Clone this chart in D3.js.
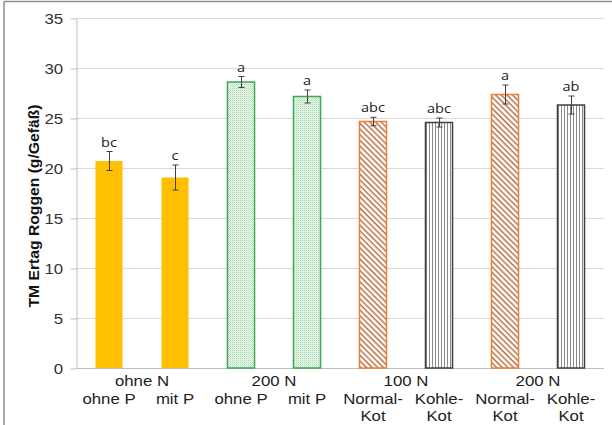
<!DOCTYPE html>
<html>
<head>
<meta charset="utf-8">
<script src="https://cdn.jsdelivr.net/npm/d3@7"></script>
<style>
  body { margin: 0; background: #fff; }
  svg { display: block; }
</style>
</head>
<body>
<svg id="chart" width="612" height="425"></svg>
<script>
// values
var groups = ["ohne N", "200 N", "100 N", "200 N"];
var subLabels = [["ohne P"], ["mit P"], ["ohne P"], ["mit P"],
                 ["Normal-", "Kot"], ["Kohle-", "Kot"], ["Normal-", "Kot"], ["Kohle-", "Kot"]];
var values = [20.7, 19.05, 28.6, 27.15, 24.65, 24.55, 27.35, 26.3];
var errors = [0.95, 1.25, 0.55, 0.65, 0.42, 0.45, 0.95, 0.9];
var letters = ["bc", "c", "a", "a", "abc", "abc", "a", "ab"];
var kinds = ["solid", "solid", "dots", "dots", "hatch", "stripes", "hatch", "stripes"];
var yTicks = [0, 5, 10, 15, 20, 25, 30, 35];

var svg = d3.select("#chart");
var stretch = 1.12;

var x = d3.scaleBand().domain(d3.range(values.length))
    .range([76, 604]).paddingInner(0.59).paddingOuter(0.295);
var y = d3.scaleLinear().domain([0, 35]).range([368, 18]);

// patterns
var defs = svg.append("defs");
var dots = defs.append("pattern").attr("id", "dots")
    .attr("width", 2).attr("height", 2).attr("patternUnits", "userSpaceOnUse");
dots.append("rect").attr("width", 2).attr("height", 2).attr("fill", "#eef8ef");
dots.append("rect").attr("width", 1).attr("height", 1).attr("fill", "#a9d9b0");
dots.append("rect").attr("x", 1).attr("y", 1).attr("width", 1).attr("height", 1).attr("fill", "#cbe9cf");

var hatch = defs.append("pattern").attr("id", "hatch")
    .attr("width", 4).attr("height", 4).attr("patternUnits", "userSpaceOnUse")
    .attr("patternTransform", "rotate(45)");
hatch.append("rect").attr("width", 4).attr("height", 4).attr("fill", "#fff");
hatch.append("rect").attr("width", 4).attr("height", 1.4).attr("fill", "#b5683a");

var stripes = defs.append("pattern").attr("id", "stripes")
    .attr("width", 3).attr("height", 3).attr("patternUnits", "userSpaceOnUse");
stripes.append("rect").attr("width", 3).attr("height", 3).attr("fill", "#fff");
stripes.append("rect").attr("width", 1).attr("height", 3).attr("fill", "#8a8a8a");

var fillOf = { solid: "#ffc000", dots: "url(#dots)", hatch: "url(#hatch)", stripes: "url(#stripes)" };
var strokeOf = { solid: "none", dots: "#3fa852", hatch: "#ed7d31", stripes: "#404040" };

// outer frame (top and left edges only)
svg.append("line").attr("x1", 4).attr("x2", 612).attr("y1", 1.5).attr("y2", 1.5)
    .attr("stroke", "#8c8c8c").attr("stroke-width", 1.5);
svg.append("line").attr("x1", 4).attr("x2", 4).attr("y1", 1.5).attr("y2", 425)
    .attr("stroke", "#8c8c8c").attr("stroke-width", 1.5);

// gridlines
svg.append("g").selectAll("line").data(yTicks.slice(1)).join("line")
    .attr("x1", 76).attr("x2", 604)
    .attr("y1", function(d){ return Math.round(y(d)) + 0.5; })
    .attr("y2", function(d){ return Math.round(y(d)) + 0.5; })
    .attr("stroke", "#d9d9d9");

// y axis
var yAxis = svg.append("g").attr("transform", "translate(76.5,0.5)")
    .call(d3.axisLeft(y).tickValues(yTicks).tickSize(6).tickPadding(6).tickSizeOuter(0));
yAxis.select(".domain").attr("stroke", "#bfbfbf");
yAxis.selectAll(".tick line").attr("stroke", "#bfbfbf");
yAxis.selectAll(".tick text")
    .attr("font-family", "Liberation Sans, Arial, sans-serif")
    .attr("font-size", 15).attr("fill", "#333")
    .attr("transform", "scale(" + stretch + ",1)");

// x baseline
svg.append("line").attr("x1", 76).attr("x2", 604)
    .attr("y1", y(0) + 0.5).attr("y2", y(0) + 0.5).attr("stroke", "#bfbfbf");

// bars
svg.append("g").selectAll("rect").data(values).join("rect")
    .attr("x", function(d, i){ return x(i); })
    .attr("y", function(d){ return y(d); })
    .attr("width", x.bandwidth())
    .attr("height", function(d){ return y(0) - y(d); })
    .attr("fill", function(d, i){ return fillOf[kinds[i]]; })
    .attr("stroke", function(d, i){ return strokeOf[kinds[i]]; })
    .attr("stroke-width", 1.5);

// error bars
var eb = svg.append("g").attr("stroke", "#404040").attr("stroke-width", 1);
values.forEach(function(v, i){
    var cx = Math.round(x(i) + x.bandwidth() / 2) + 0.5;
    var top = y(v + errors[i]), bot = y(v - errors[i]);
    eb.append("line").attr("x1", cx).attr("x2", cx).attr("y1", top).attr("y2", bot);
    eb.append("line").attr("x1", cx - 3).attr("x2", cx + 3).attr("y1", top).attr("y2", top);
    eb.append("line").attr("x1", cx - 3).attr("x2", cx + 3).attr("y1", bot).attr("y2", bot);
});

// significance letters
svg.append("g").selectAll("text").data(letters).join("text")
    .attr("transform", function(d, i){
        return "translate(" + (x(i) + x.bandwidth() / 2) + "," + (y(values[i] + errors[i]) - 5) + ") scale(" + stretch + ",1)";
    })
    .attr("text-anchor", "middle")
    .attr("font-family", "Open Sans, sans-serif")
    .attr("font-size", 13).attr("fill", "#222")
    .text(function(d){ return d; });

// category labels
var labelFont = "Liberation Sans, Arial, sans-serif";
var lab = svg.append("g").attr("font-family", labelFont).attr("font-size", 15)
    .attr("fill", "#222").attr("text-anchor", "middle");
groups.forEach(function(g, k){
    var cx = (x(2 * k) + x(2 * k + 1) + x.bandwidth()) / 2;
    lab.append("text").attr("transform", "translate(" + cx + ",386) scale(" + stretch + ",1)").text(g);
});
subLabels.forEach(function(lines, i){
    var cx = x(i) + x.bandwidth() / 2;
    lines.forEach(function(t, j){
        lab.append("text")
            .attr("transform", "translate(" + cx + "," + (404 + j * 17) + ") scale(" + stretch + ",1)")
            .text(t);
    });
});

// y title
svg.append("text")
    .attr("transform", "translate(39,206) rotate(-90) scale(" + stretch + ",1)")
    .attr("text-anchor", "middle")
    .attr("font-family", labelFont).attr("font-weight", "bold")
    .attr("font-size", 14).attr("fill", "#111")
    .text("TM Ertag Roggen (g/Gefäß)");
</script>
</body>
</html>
----
_TASK PROMPT_. Omit every picture while copying the listing above exactly.

_COMPLETE RESPONSE_.
Clone this chart in D3.js.
<!DOCTYPE html>
<html>
<head>
<meta charset="utf-8">
<script src="https://cdn.jsdelivr.net/npm/d3@7"></script>
<style>
  body { margin: 0; background: #fff; }
  svg { display: block; }
</style>
</head>
<body>
<svg id="chart" width="612" height="425"></svg>
<script>
// values
var groups = ["ohne N", "200 N", "100 N", "200 N"];
var subLabels = [["ohne P"], ["mit P"], ["ohne P"], ["mit P"],
                 ["Normal-", "Kot"], ["Kohle-", "Kot"], ["Normal-", "Kot"], ["Kohle-", "Kot"]];
var values = [20.7, 19.05, 28.6, 27.15, 24.65, 24.55, 27.35, 26.3];
var errors = [0.95, 1.25, 0.55, 0.65, 0.42, 0.45, 0.95, 0.9];
var letters = ["bc", "c", "a", "a", "abc", "abc", "a", "ab"];
var kinds = ["solid", "solid", "dots", "dots", "hatch", "stripes", "hatch", "stripes"];
var yTicks = [0, 5, 10, 15, 20, 25, 30, 35];

var svg = d3.select("#chart");
var stretch = 1.12;

var x = d3.scaleBand().domain(d3.range(values.length))
    .range([76, 604]).paddingInner(0.59).paddingOuter(0.295);
var y = d3.scaleLinear().domain([0, 35]).range([368, 18]);

// patterns
var defs = svg.append("defs");
var dots = defs.append("pattern").attr("id", "dots")
    .attr("width", 2).attr("height", 2).attr("patternUnits", "userSpaceOnUse");
dots.append("rect").attr("width", 2).attr("height", 2).attr("fill", "#eef8ef");
dots.append("rect").attr("width", 1).attr("height", 1).attr("fill", "#a9d9b0");
dots.append("rect").attr("x", 1).attr("y", 1).attr("width", 1).attr("height", 1).attr("fill", "#cbe9cf");

var hatch = defs.append("pattern").attr("id", "hatch")
    .attr("width", 4).attr("height", 4).attr("patternUnits", "userSpaceOnUse")
    .attr("patternTransform", "rotate(45)");
hatch.append("rect").attr("width", 4).attr("height", 4).attr("fill", "#fff");
hatch.append("rect").attr("width", 4).attr("height", 1.4).attr("fill", "#b5683a");

var stripes = defs.append("pattern").attr("id", "stripes")
    .attr("width", 3).attr("height", 3).attr("patternUnits", "userSpaceOnUse");
stripes.append("rect").attr("width", 3).attr("height", 3).attr("fill", "#fff");
stripes.append("rect").attr("width", 1).attr("height", 3).attr("fill", "#8a8a8a");

var fillOf = { solid: "#ffc000", dots: "url(#dots)", hatch: "url(#hatch)", stripes: "url(#stripes)" };
var strokeOf = { solid: "none", dots: "#3fa852", hatch: "#ed7d31", stripes: "#404040" };

// outer frame (top and left edges only)
svg.append("line").attr("x1", 4).attr("x2", 612).attr("y1", 1.5).attr("y2", 1.5)
    .attr("stroke", "#8c8c8c").attr("stroke-width", 1.5);
svg.append("line").attr("x1", 4).attr("x2", 4).attr("y1", 1.5).attr("y2", 425)
    .attr("stroke", "#8c8c8c").attr("stroke-width", 1.5);

// gridlines
svg.append("g").selectAll("line").data(yTicks.slice(1)).join("line")
    .attr("x1", 76).attr("x2", 604)
    .attr("y1", function(d){ return Math.round(y(d)) + 0.5; })
    .attr("y2", function(d){ return Math.round(y(d)) + 0.5; })
    .attr("stroke", "#d9d9d9");

// y axis
var yAxis = svg.append("g").attr("transform", "translate(76.5,0.5)")
    .call(d3.axisLeft(y).tickValues(yTicks).tickSize(6).tickPadding(6).tickSizeOuter(0));
yAxis.select(".domain").attr("stroke", "#bfbfbf");
yAxis.selectAll(".tick line").attr("stroke", "#bfbfbf");
yAxis.selectAll(".tick text")
    .attr("font-family", "Liberation Sans, Arial, sans-serif")
    .attr("font-size", 15).attr("fill", "#333")
    .attr("transform", "scale(" + stretch + ",1)");

// x baseline
svg.append("line").attr("x1", 76).attr("x2", 604)
    .attr("y1", y(0) + 0.5).attr("y2", y(0) + 0.5).attr("stroke", "#bfbfbf");

// bars
svg.append("g").selectAll("rect").data(values).join("rect")
    .attr("x", function(d, i){ return x(i); })
    .attr("y", function(d){ return y(d); })
    .attr("width", x.bandwidth())
    .attr("height", function(d){ return y(0) - y(d); })
    .attr("fill", function(d, i){ return fillOf[kinds[i]]; })
    .attr("stroke", function(d, i){ return strokeOf[kinds[i]]; })
    .attr("stroke-width", 1.5);

// error bars
var eb = svg.append("g").attr("stroke", "#404040").attr("stroke-width", 1);
values.forEach(function(v, i){
    var cx = Math.round(x(i) + x.bandwidth() / 2) + 0.5;
    var top = y(v + errors[i]), bot = y(v - errors[i]);
    eb.append("line").attr("x1", cx).attr("x2", cx).attr("y1", top).attr("y2", bot);
    eb.append("line").attr("x1", cx - 3).attr("x2", cx + 3).attr("y1", top).attr("y2", top);
    eb.append("line").attr("x1", cx - 3).attr("x2", cx + 3).attr("y1", bot).attr("y2", bot);
});

// significance letters
svg.append("g").selectAll("text").data(letters).join("text")
    .attr("transform", function(d, i){
        return "translate(" + (x(i) + x.bandwidth() / 2) + "," + (y(values[i] + errors[i]) - 5) + ") scale(" + stretch + ",1)";
    })
    .attr("text-anchor", "middle")
    .attr("font-family", "Open Sans, sans-serif")
    .attr("font-size", 13).attr("fill", "#222")
    .text(function(d){ return d; });

// category labels
var labelFont = "Liberation Sans, Arial, sans-serif";
var lab = svg.append("g").attr("font-family", labelFont).attr("font-size", 15)
    .attr("fill", "#222").attr("text-anchor", "middle");
groups.forEach(function(g, k){
    var cx = (x(2 * k) + x(2 * k + 1) + x.bandwidth()) / 2;
    lab.append("text").attr("transform", "translate(" + cx + ",386) scale(" + stretch + ",1)").text(g);
});
subLabels.forEach(function(lines, i){
    var cx = x(i) + x.bandwidth() / 2;
    lines.forEach(function(t, j){
        lab.append("text")
            .attr("transform", "translate(" + cx + "," + (404 + j * 17) + ") scale(" + stretch + ",1)")
            .text(t);
    });
});

// y title
svg.append("text")
    .attr("transform", "translate(39,206) rotate(-90) scale(" + stretch + ",1)")
    .attr("text-anchor", "middle")
    .attr("font-family", labelFont).attr("font-weight", "bold")
    .attr("font-size", 14).attr("fill", "#111")
    .text("TM Ertag Roggen (g/Gefäß)");
</script>
</body>
</html>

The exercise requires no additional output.